Metro is doomed as start delayed

Energy Matters0

 

The Herald last week published the results of an independent inquiry that recommended the government dump the metros and focus instead on new heavy and light rail projects.

In recent weeks the government had settled on planning for the construction of an $8 million to $10 million Western Metro, which would travel from Westmead to Pyrmont, to replace the proposal to build the $5.3 billion CBD Metro from Central Station to Rozelle.

Cabinet sources say while the Transport Minister, David Campbell, is pushing hard for the go-ahead for the Western Metro as soon as possible, Mr Roozendaal and Treasury are blocking it and are likely to succeed.

Meetings between senior ministers and high-level officials continued through most of yesterday and into the evening.

”It is a constant battle against Treasury,” said a senior cabinet source.

The metro proposal has been rocked by the Herald’s transport blueprint in which rail supremo Ron Christie recommended construction should not begin until 2020. Mr Christie said the government instead should start work immediately on lines between Epping and Rouse Hill, in the north-west, and Glenfield and Leppington, in the south-west. Mr Christie also said work must start on a $2 billion Epping to Parramatta rail line, which would connect with an existing line south to Liverpool.

The deferral of the project leaves large question marks over what the Premier, Kristina Keneally, will announce in her Land Use and Transport Plan.

Light rail for the CBD has been mooted, and the government is understood to have ruled out any plan to reinstate a north-west rail link.

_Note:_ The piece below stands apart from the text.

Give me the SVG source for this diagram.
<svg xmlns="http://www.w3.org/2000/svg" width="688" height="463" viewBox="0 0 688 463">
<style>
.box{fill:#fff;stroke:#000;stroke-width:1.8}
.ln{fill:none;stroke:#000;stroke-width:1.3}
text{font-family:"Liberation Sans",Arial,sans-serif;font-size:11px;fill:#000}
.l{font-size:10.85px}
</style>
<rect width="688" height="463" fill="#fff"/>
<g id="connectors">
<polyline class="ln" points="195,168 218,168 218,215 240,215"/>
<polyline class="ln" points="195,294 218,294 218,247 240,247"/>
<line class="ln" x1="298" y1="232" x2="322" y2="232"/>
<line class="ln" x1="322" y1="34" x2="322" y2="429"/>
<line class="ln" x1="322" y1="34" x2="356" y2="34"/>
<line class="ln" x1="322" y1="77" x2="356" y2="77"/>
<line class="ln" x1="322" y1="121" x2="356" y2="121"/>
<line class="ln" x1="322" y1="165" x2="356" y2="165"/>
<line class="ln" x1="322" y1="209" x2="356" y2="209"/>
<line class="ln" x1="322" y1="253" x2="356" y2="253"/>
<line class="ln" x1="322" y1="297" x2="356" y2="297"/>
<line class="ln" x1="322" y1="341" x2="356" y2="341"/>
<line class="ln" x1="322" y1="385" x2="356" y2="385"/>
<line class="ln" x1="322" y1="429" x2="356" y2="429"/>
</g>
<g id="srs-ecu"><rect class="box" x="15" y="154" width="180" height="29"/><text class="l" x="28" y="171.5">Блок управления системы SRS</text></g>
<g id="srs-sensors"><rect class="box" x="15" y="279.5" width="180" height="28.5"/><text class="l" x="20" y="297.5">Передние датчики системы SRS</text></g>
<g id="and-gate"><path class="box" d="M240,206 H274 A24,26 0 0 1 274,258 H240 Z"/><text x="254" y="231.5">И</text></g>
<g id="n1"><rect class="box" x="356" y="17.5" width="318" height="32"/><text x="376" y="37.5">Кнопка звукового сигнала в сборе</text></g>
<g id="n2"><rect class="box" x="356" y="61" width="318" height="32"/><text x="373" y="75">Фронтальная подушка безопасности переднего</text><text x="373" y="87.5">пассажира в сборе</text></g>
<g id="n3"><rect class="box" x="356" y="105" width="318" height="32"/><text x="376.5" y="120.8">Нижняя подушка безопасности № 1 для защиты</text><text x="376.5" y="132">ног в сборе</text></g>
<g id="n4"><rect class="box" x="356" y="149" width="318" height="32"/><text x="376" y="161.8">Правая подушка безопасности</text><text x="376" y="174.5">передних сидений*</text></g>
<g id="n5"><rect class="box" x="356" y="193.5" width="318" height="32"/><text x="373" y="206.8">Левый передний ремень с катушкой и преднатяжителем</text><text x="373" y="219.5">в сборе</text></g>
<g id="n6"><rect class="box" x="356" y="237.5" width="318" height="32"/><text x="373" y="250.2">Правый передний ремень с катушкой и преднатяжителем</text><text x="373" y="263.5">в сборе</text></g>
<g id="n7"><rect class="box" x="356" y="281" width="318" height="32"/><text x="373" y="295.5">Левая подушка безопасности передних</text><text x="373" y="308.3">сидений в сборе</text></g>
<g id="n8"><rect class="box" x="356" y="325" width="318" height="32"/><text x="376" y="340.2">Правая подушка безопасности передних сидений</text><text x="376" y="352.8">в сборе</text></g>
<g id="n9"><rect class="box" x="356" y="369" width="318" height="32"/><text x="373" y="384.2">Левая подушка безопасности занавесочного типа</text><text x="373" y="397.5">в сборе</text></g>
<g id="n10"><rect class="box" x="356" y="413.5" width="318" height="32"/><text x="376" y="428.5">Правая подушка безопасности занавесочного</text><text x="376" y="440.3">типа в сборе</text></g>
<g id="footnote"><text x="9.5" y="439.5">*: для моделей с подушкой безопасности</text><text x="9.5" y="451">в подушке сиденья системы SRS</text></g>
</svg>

The executive director of Infrastructure Partnerships Australia, Brendan Lyon, said industry had spent $50 million to $60 million so far in the tender process for the metro and there would be compensation claims if the project were scrapped.

He said the tender costs did not ”include the costs of having those people there on that project when there was an opportunity to have those people doing something else”.

The opposition’s spokeswoman on transport, Gladys Berejiklian, said the metros were doomed if the Coalition won.

”We want to reassure the community – if we do win the next election, our absolute priorities will be to construct the north-west and south-west rail links.”